[Rows from a dataset of charts and code]
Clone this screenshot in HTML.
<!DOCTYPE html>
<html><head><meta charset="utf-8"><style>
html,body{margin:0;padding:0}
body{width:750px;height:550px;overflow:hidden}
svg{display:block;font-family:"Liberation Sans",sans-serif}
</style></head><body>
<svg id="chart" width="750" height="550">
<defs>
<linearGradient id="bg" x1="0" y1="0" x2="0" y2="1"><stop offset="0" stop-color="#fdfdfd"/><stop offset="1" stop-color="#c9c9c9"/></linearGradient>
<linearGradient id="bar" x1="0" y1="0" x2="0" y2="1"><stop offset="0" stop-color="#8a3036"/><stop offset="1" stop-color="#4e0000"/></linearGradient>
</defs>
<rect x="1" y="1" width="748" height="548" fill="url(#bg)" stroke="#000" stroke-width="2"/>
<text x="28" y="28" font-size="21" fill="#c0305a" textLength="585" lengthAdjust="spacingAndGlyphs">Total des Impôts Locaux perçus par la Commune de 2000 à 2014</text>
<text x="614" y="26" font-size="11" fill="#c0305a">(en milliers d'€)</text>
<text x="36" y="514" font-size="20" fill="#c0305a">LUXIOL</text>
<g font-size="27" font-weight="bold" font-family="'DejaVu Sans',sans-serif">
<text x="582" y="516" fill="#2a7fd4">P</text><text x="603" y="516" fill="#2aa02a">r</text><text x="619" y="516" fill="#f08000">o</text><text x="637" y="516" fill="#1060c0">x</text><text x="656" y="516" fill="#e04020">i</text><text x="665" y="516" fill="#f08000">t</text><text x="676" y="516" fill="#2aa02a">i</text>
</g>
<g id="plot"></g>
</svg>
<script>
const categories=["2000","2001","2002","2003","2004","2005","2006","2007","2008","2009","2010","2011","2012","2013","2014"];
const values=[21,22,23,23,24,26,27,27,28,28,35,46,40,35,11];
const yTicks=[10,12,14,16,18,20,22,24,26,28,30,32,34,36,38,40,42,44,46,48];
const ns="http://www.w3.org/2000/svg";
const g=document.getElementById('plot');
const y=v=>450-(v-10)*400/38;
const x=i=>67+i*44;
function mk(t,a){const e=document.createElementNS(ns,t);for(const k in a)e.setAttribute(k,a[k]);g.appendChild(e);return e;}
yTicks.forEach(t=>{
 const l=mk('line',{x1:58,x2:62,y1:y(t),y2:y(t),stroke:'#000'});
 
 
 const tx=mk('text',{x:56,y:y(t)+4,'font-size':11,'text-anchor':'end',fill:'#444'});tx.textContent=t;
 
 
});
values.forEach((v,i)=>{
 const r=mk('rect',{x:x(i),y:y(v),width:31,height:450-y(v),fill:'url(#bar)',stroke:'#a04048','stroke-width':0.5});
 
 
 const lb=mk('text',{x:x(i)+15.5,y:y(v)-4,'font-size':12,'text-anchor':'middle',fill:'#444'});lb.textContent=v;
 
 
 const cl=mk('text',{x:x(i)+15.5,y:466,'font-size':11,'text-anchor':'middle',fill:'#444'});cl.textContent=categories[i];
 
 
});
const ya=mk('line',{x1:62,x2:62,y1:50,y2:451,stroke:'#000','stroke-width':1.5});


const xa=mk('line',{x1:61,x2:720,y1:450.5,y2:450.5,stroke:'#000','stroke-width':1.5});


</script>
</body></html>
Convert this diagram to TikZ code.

# Set exercise
Go through the records and gather the lines that hold "this".

# Response below
Clone this screenshot in HTML.
Convert this diagram to TikZ code.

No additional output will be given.